Orange's Q4 Earnings Miss, EU Probe Delay Raise Concern - Analyst Blog

We issued an updated research report on Orange ORAN on Mar 31, 2015.

The company reported a year-over-year decline in revenues and EBITDA in the fourth quarter of 2014. While management’s efforts toward driving 4G expansion supports wireless growth in France and other key regions, low recovery in domestic economic conditions, sustained fixed access line erosion, stiff competition, labor concerns, lower mobile termination rates and unfavorable regulatory measures across the company’s key European markets pose considerable headwinds.

Recently, the European Union’s telecom regulatory authority delayed its antitrust probe into Orange’s proposed acquisition of Spanish broadband and wireless operator Jazztel for the second time, owing to concerns over the telecom retail price inflation effect the deal will have in Spain.

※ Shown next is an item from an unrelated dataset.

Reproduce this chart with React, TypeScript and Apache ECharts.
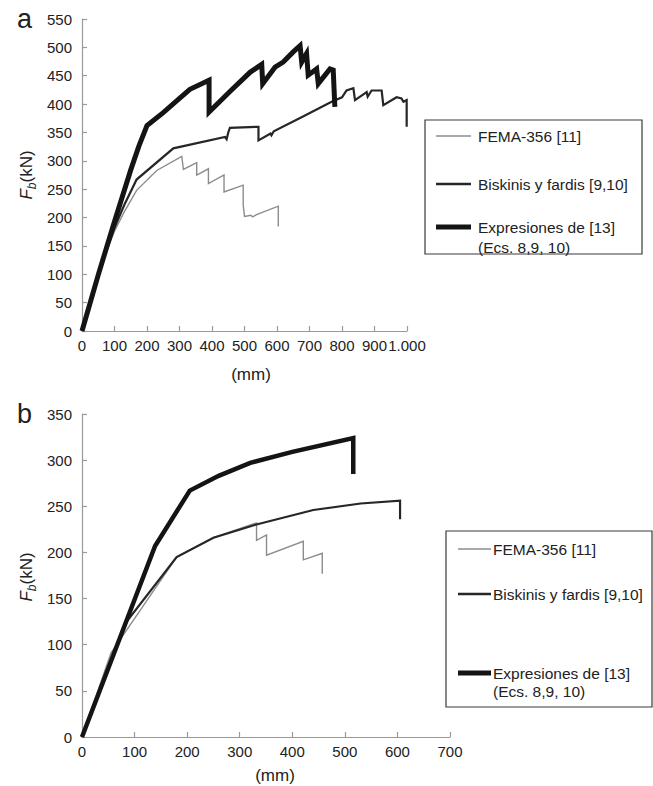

Going forward, Orange is likely to face stiff regulatory pressure in France, Belgium and other European markets. Gradual reduction in mobile termination rates (the fee that operators charge each other to connect calls) in key markets such as the U.K. and Spain remains one of the key reasons for revenue decline across these markets. Spanish regulator, Comisióndel Mercado de lasTelecomunicaciones (CMT), slashed MTRs from €0.04 to €0.0109 on Jan 1, 2014.

As such, Orange’s Average Revenue per User (ARPU) levels are expected to remain under pressure owing to termination rate cuts. The company continues to witness ARPU erosion in its wireless segment and it is expected to deteriorate further owing to stiff competition in the French telecom market. We believe that the rollout of attractive 3G plans by Paris-based broadband service provider, Iliad SA, has resulted in continued revenue erosion for the company. Iliad SA made its debut in the beginning of 2012 with service plans priced at as low as $2.6 a month.

Orange is investing heavily to expand its 3G network coverage in emerging markets to sustain future growth. This might strain the company’s balance sheet, as the investments might not reap the desired profits. Further, the returns generated from the emerging markets could be less than expected owing to sluggish growth. This could in turn hurt the company’s expected return on investment, minimizing shareholder rewards.

For the current year, the company has witnessed two downward revisions over the last two months with the Zacks Consensus Estimate for earnings moving down by 3.3% to $1.16.  

Reflecting these factors, Orange currently has a Zacks Rank #5 (Strong sell).